H&R Block reported Q3 fiscal 2026 results after the close on May 6 that directly contradict the bear thesis that has been building all month — and the stock's pre-earnings slide makes the setup all the more striking.
The headline numbers were clean beats. Adjusted EPS of $6.02 topped the $5.77 consensus estimate. Revenue of $2.398 billion cleared the $2.336 billion bar. The company also raised full-year guidance, lifting its FY2026 adjusted EPS range to $5.10–$5.20 from the prior $4.85–$5.00, and nudging its revenue outlook above $3.91 billion. On top of that, the board authorised an incremental $100 million buyback for Q4. That is a lot of good news arriving all at once — and it arrives into a stock that had already given back nearly 7% in a month, closing at $30.02 on May 5.

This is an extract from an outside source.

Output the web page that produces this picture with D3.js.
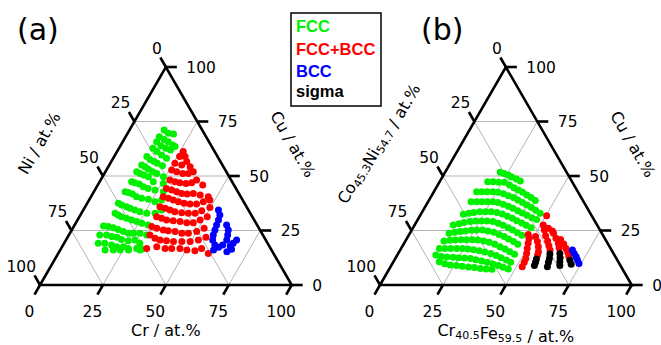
<!DOCTYPE html>
<html>
<head>
<meta charset="utf-8">
<script src="https://cdn.jsdelivr.net/npm/d3@7"></script>
<style>
  body { margin: 0; background: #fff; }
  svg { display: block; }
</style>
</head>
<body>
<div id="chart"></div>
<script>
// points are [x, Cu] in at.%, x = Cr for (a) and Cr40.5Fe59.5 for (b);
// the rest up to 100 is Ni (a) or Co45.3Ni54.7 (b)
const aFCC = [
  [13.8,71.1],[16.2,69.6],[18.4,69.3],
  [13.4,68.0],[15.9,66.8],[18.1,65.7],[20.6,64.2],
  [13.5,65.7],[16.1,63.9],[18.6,62.7],[20.9,61.9],[21.9,63.5],
  [13.5,62.7],[15.8,61.2],[18.5,59.6],[21.2,58.1],
  [13.0,58.9],[14.9,57.6],[17.0,56.6],[18.7,55.8],[21.3,54.7],
  [12.9,55.0],[14.6,54.3],[16.5,53.1],[18.8,52.0],[20.8,51.2],[24.2,49.7],
  [12.4,52.0],[14.1,51.2],[15.9,50.5],[18.2,49.7],[21.3,47.4],[25.7,46.6],
  [12.7,47.4],[14.2,46.9],[16.3,46.3],[18.5,45.1],[20.8,44.3],[23.9,43.6],[27.6,42.8],
  [12.4,42.8],[13.9,42.4],[15.9,41.7],[18.1,40.5],[20.5,39.8],[23.4,39.3],[26.6,38.2],[28.8,39.0],
  [12.4,37.5],[14.1,36.7],[16.4,35.9],[18.2,35.2],[20.5,34.4],[22.9,33.6],[26.0,32.9],[29.3,32.9],[31.1,34.4],
  [13.4,32.9],[15.0,32.1],[16.7,31.3],[19.1,30.6],[21.5,29.8],[23.9,29.1],[26.3,28.3],[29.2,27.5],
  [11.7,27.1],[13.7,26.8],[16.0,26.3],[18.3,25.5],[20.9,24.5],[23.3,23.7],[25.3,23.7],[27.9,23.7],[30.9,22.9],
  [12.3,22.9],[15.0,22.9],[17.4,22.2],[19.6,21.9],[21.9,20.9],[24.9,20.3],[27.4,20.6],[30.1,19.1],
  [13.6,19.1],[16.2,19.1],[19.3,18.3],[21.7,17.6],[24.3,17.6],[26.7,16.8],[30.0,16.8],[32.2,16.4],
  [17.8,16.1],[21.1,16.1],[23.8,16.1],[27.1,16.1],[31.7,16.1]
];
const aFCCBCC = [
  [26.3,61.2],[26.0,58.9],[28.2,58.9],
  [25.7,55.8],[28.8,55.0],[30.0,56.6],[32.5,54.3],
  [25.9,52.8],[28.3,52.0],[31.1,51.2],[33.3,51.2],[34.9,52.0],
  [27.5,48.2],[29.9,47.4],[32.1,46.9],[34.7,46.6],[36.8,46.9],[38.1,48.2],[41.7,45.9],
  [28.1,44.3],[30.5,43.6],[32.9,42.8],[35.3,42.0],[37.6,41.7],[39.9,42.0],[43.0,41.3],[46.6,40.5],
  [28.7,40.5],[31.1,39.8],[33.5,39.0],[35.9,38.2],[38.5,37.5],[41.0,37.2],[43.6,37.2],[45.8,38.2],[48.0,39.0],
  [29.7,35.9],[32.1,35.2],[34.4,34.4],[36.8,33.6],[39.7,33.2],[42.5,32.9],[45.2,32.9],[47.2,34.1],[49.7,35.6],
  [30.7,31.3],[33.0,30.6],[35.4,29.8],[38.2,29.5],[41.1,29.1],[44.0,28.6],[46.6,28.6],[48.7,29.8],[50.8,31.3],
  [31.0,26.8],[33.4,26.0],[36.4,25.2],[38.5,24.9],[41.4,24.5],[44.5,23.7],[47.1,23.7],[50.0,24.5],[52.2,26.0],
  [32.2,22.9],[35.0,21.4],[37.4,20.6],[40.1,20.3],[43.1,19.9],[46.4,19.9],[49.7,19.9],[52.6,20.6],[55.0,21.9],
  [34.0,16.8],[37.6,17.6],[41.3,16.8],[43.9,16.8],[47.2,16.8],[50.3,16.1],[53.7,15.7],[55.8,16.8],[59.6,14.5]
];
const aBCC = [
  [53.7,34.4],[55.4,32.1],[56.0,29.8],[56.4,27.5],[56.9,25.2],[57.4,22.9],[58.3,20.6],
  [60.3,18.3],[60.9,16.1],[62.3,17.3],[63.4,18.3],
  [60.4,27.5],[62.2,25.2],[63.1,22.9],[63.9,20.6],[66.6,17.9],[67.2,19.1],[67.8,20.6],
  [67.9,16.4],[66.6,15.3]
];

const bFCC = [
  [21.9,51.7],[23.7,51.2],[25.7,50.5],[27.6,49.5],[29.9,48.6],[31.9,47.7],
  [19.1,47.4],[21.2,47.4],[23.6,47.1],[25.8,47.1],[28.5,45.9],[30.9,44.6],[33.2,43.6],[35.4,42.5],[37.7,41.3],[40.0,40.1],[42.3,38.8],
  [17.0,42.8],[19.1,42.8],[21.2,42.8],[23.4,42.8],[25.6,42.5],[28.1,41.9],[30.5,41.0],[33.0,40.1],[35.3,39.0],[37.7,37.9],[40.1,36.7],[42.4,35.5],[44.7,34.3],[47.2,32.9],
  [17.1,38.2],[19.3,38.2],[21.4,38.2],[23.5,38.2],[25.7,38.2],[27.9,37.9],[30.4,37.0],[32.9,36.1],[35.2,35.2],[37.7,34.1],[40.0,33.0],[42.4,32.0],[44.9,30.9],[47.2,30.0],
  [16.9,32.4],[18.8,32.9],[20.6,33.3],[22.9,33.6],[25.2,33.6],[27.4,33.6],[29.8,33.3],[32.3,32.6],[34.9,31.5],[37.3,30.6],[39.6,29.5],[42.1,28.4],[44.4,27.4],[46.9,26.3],
  [15.3,27.5],[17.3,28.1],[19.1,28.7],[21.3,29.1],[23.3,29.4],[25.6,29.4],[27.8,29.4],[30.3,29.1],[32.8,28.3],[35.2,27.4],[37.8,26.3],[40.1,25.2],[42.6,24.0],[45.0,22.8],
  [15.6,23.7],[17.6,24.2],[19.6,24.5],[21.5,24.8],[23.7,25.1],[25.8,25.2],[28.1,25.2],[30.5,24.8],[33.1,24.2],[35.7,23.2],[38.2,22.2],[40.5,21.1],[43.1,19.9],[45.4,18.7],
  [15.3,20.2],[17.5,20.5],[19.6,20.6],[21.8,20.8],[24.0,20.8],[26.3,20.8],[28.6,20.6],[31.1,20.2],[33.6,19.6],[36.3,18.7],[38.9,17.6],[41.4,16.5],[43.9,15.3],[46.4,14.1],
  [15.2,16.8],[17.4,16.8],[19.7,16.8],[22.1,16.8],[24.4,16.7],[26.7,16.5],[29.1,16.2],[31.6,15.7],[34.1,15.1],[36.8,14.4],[39.4,13.5],[41.8,12.5],[44.4,11.5],[46.7,10.4],
  [15.3,13.8],[17.8,13.1],[20.2,12.8],[22.7,12.7],[25.0,12.5],[27.4,12.4],[29.9,12.1],[32.3,11.6],[34.9,11.0],[37.4,10.4],[40.1,9.6],[42.6,8.9],[44.9,8.1],[47.3,7.3],
  [18.2,10.7],[20.8,9.8],[23.3,9.2],[25.9,8.9],[28.4,8.6],[31.0,8.3],[33.5,8.0],[36.1,7.6],[38.5,7.3],[40.9,7.2]
];
const bFCCBCC = [
  [50.3,31.8],[51.1,27.5],[53.9,26.0],[56.1,24.8],
  [47.3,23.2],[48.5,21.4],[49.3,19.1],[50.1,16.8],[51.0,14.5],[51.8,12.2],[52.1,10.4],[52.3,8.4],
  [50.7,22.2],[52.6,19.9],[54.1,17.6],[55.3,15.3],[55.7,13.8],
  [52.7,25.2],[54.5,22.6],[56.5,20.2],[58.1,18.0],[59.5,16.1],
  [57.1,23.7],[59.2,21.4],[61.3,19.1],[62.6,17.1],
  [61.3,20.9],[63.6,18.8],[65.5,16.8],[67.1,15.0],[68.5,13.1]
];
const bSigma = [
  [56.2,11.9],[56.6,10.4],[56.9,8.9],
  [60.4,14.2],[61.2,12.2],[61.7,10.4],[62.3,8.4],
  [64.2,14.5],[65.3,12.5],[66.1,10.7],[67.0,8.9],
  [69.8,11.3],[71.2,9.5]
];
const bBCC = [
  [68.4,16.1],[69.9,14.5],[71.4,13.0],[72.7,11.5],[74.1,9.9]
];

const tickValues = [0, 25, 50, 75, 100];
const gridValues = [25, 50, 75];
const phaseNames = ['FCC', 'FCC+BCC', 'BCC', 'sigma'];
const phaseColors = ['#00f000', '#ff0000', '#0000ff', '#000000'];

const width = 661, height = 345;
const side = 251.7;
const tall = side * Math.sqrt(3) / 2;
const tickLen = 11;
const c60 = 0.5, s60 = Math.sqrt(3) / 2;

const svg = d3.select('#chart').append('svg')
  .attr('width', width)
  .attr('height', height)
  .style('font-family', 'DejaVu Sans, sans-serif');

const ternary = (ox, oy, cfg) => {
  const s = d3.scaleLinear().domain([0, 100]).range([0, side]);
  const h = d3.scaleLinear().domain([0, 100]).range([0, -tall]);
  const px = (a, c) => s(a + c / 2);
  const py = c => h(c);

  const g = svg.append('g').attr('transform', `translate(${ox},${oy})`);

  // grid lines
  const gridSegs = [];
  gridValues.forEach(v => {
    gridSegs.push([[0, v], [100 - v, v]]);        // Cu const
    gridSegs.push([[v, 0], [v, 100 - v]]);        // x const
    gridSegs.push([[0, 100 - v], [100 - v, 0]]);  // rest const
  });
  g.selectAll('line.grid')
    .data(gridSegs)
    .enter()
    .append('line')
    .attr('class', 'grid')
    .attr('x1', d => px(d[0][0], d[0][1]))
    .attr('y1', d => py(d[0][1]))
    .attr('x2', d => px(d[1][0], d[1][1]))
    .attr('y2', d => py(d[1][1]))
    .attr('stroke', '#b4b4b4')
    .attr('stroke-width', 1);

  // frame
  g.append('path')
    .attr('d', `M${px(0, 0)},${py(0)}L${px(100, 0)},${py(0)}L${px(0, 100)},${py(100)}Z`)
    .attr('fill', 'none')
    .attr('stroke', '#000')
    .attr('stroke-width', 2.6)
    .attr('stroke-linejoin', 'miter');

  // bottom axis
  const bottom = g.append('g');
  bottom.selectAll('line')
    .data(tickValues).enter().append('line')
    .attr('x1', d => px(d, 0)).attr('y1', py(0))
    .attr('x2', d => px(d, 0) - c60 * tickLen).attr('y2', py(0) + s60 * tickLen)
    .attr('stroke', '#000').attr('stroke-width', 2.6);
  bottom.selectAll('text')
    .data(tickValues).enter().append('text')
    .attr('x', d => px(d, 0) - 10.5).attr('y', 32)
    .attr('text-anchor', 'middle')
    .style('font-size', '15.5px')
    .text(d => d);

  // right axis (Cu)
  const right = g.append('g');
  right.selectAll('line')
    .data(tickValues).enter().append('line')
    .attr('x1', d => px(100 - d, d)).attr('y1', d => py(d))
    .attr('x2', d => px(100 - d, d) + tickLen).attr('y2', d => py(d))
    .attr('stroke', '#000').attr('stroke-width', 2.6);
  right.selectAll('text')
    .data(tickValues).enter().append('text')
    .attr('x', d => px(100 - d, d) + 20.5).attr('y', d => py(d) + 5.6)
    .style('font-size', '15.5px')
    .text(d => d);

  // left axis (remainder)
  const left = g.append('g');
  left.selectAll('line')
    .data(tickValues).enter().append('line')
    .attr('x1', d => px(0, 100 - d)).attr('y1', d => py(100 - d))
    .attr('x2', d => px(0, 100 - d) - c60 * tickLen).attr('y2', d => py(100 - d) - s60 * tickLen)
    .attr('stroke', '#000').attr('stroke-width', 2.6);
  left.selectAll('text')
    .data(tickValues).enter().append('text')
    .attr('x', d => px(0, 100 - d) - 4).attr('y', d => py(100 - d) - 13.5)
    .attr('text-anchor', 'end')
    .style('font-size', '15.5px')
    .text(d => d);

  // axis titles
  const addTitle = (x, y, rot, parts) => {
    const t = g.append('text')
      .attr('transform', `translate(${x},${y}) rotate(${rot})`)
      .attr('text-anchor', 'middle')
      .style('font-size', '16px');
    parts.forEach(p => {
      if (p.sub) {
        t.append('tspan').attr('dy', 3).style('font-size', '11px').text(p.sub);
        t.append('tspan').attr('dy', -3).text('');
      } else {
        t.append('tspan').text(p.text);
      }
    });
  };
  addTitle(px(50, 0), 50.5, 0, cfg.bottomTitle);
  addTitle(248, -138, 60, [{ text: 'Cu / at.%' }]);
  addTitle(cfg.leftPos[0], cfg.leftPos[1], -60, cfg.leftTitle);

  // points
  cfg.series.forEach(sr => {
    g.append('g').selectAll('circle')
      .data(sr.data).enter().append('circle')
      .attr('cx', d => px(d[0], d[1]))
      .attr('cy', d => py(d[1]))
      .attr('r', 3.5)
      .attr('fill', phaseColors[phaseNames.indexOf(sr.phase)]);
  });

  svg.append('text')
    .attr('x', ox + cfg.tag[0]).attr('y', cfg.tag[1])
    .style('font-size', '30px')
    .text(cfg.label);
};

ternary(40, 285, {
  label: '(a)', tag: [-23, 40],
  bottomTitle: [{ text: 'Cr / at.%' }],
  leftTitle: [{ text: 'Ni / at.%' }],
  leftPos: [4, -139],
  series: [
    { phase: 'FCC', data: aFCC },
    { phase: 'FCC+BCC', data: aFCCBCC },
    { phase: 'BCC', data: aBCC }
  ]
});

ternary(380, 285, {
  label: '(b)', tag: [41, 40],
  bottomTitle: [{ text: 'Cr' }, { sub: '40.5' }, { text: 'Fe' }, { sub: '59.5' }, { text: ' / at.%' }],
  leftTitle: [{ text: 'Co' }, { sub: '45.3' }, { text: 'Ni' }, { sub: '54.7' }, { text: ' / at.%' }],
  leftPos: [1, -140],
  series: [
    { phase: 'FCC', data: bFCC },
    { phase: 'FCC+BCC', data: bFCCBCC },
    { phase: 'sigma', data: bSigma },
    { phase: 'BCC', data: bBCC }
  ]
});

// legend
const legend = svg.append('g').attr('transform', 'translate(291,13)');
legend.append('rect')
  .attr('width', 90).attr('height', 93)
  .attr('fill', '#fff').attr('stroke', '#000').attr('stroke-width', 1.5);
legend.selectAll('text')
  .data(phaseNames).enter().append('text')
  .attr('x', 5)
  .attr('y', (d, i) => [19, 41.5, 63.5, 84][i])
  .attr('fill', (d, i) => phaseColors[i])
  .style('font-family', 'Liberation Sans, Arial, sans-serif')
  .style('font-weight', 'bold')
  .style('font-size', '16.5px')
  .text(d => d);
</script>
</body>
</html>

The short side had been building steadily going into the print. Short interest climbed roughly 13% over the past month, reaching 12.8% of the free float. That is a meaningful and growing position — one that was almost certainly wagering on the earnings miss that did not materialise. The week-on-week change was more modest, up less than 1%, suggesting the heaviest accumulation happened in April rather than the final days before the release. Days to cover based on FINRA's fortnightly data ran to 7.5 — a high hurdle. Cost to borrow, by contrast, remained low at 0.47%, down 8% on the week, and the availability picture is not stressed. Availability sits well above tight levels, meaning short sellers can still add without difficulty. The short score of 61.9 — roughly in the middle of its one-month range — reflects an elevated but not extreme short position heading into what turned out to be a positive event.
The options market told a similarly cautious pre-earnings story. The put/call ratio has tracked persistently above 1.0 for several weeks, with the latest reading of 1.09 almost exactly in line with its 20-day average of 1.09 — effectively flat and unremarkable by z-score standards. That is notable: options traders were not making a dramatic directional call into the print, neither loading up on downside nor expressing confidence in upside. The 52-week PCR range sits between 0.39 and 1.38, so current levels are in the defensive half of the range but far from the extremes. Heading into a catalyst, a neutral z-score suggests the options market was simply maintaining its habitual defensive tilt rather than adding fresh conviction either way.
The analyst picture has been fractured. Barrington Research maintained its Outperform rating and $50 price target as recently as April 27, the most recent action in the data. Goldman Sachs carries a Sell with a $32 target, set in February after it was cut from $48 in response to the weak Q2 print and below-consensus FY26 EPS guidance. With today's guidance raise lifting the midpoint above what was the Goldman target, that bear case has been directly challenged. The mean price target of $41 implies meaningful upside from the $30 close — more than 36% — though that figure aggregates targets from both the bull and bear camp. The dividend score ranks in the 94th percentile, and while the historical dividend data in the system is stale, the announced quarterly dividend of $0.42 per share confirmed this week puts yield squarely in the picture for income-oriented holders.
The prior earnings event, in February, was a jarring experience: the stock fell 10.7% the day after results and extended to a 15.7% loss over the subsequent five days. That reaction anchored the bear thesis — a high-tax-rate headwind, sub-consensus EPS guidance, and a multiple trading below its five-year average EV/EBITDA. The Q3 results on May 6 directly address those concerns. The guidance raise takes FY26 adjusted EPS above the prior FactSet consensus, the buyback authorization signals management confidence, and the revenue beat suggests the underlying tax-season business performed well.
What to watch now is whether the short community — which built a 13% float position into a beat-and-raise — moves to cover, and whether the stock can reclaim the territory it surrendered since late March.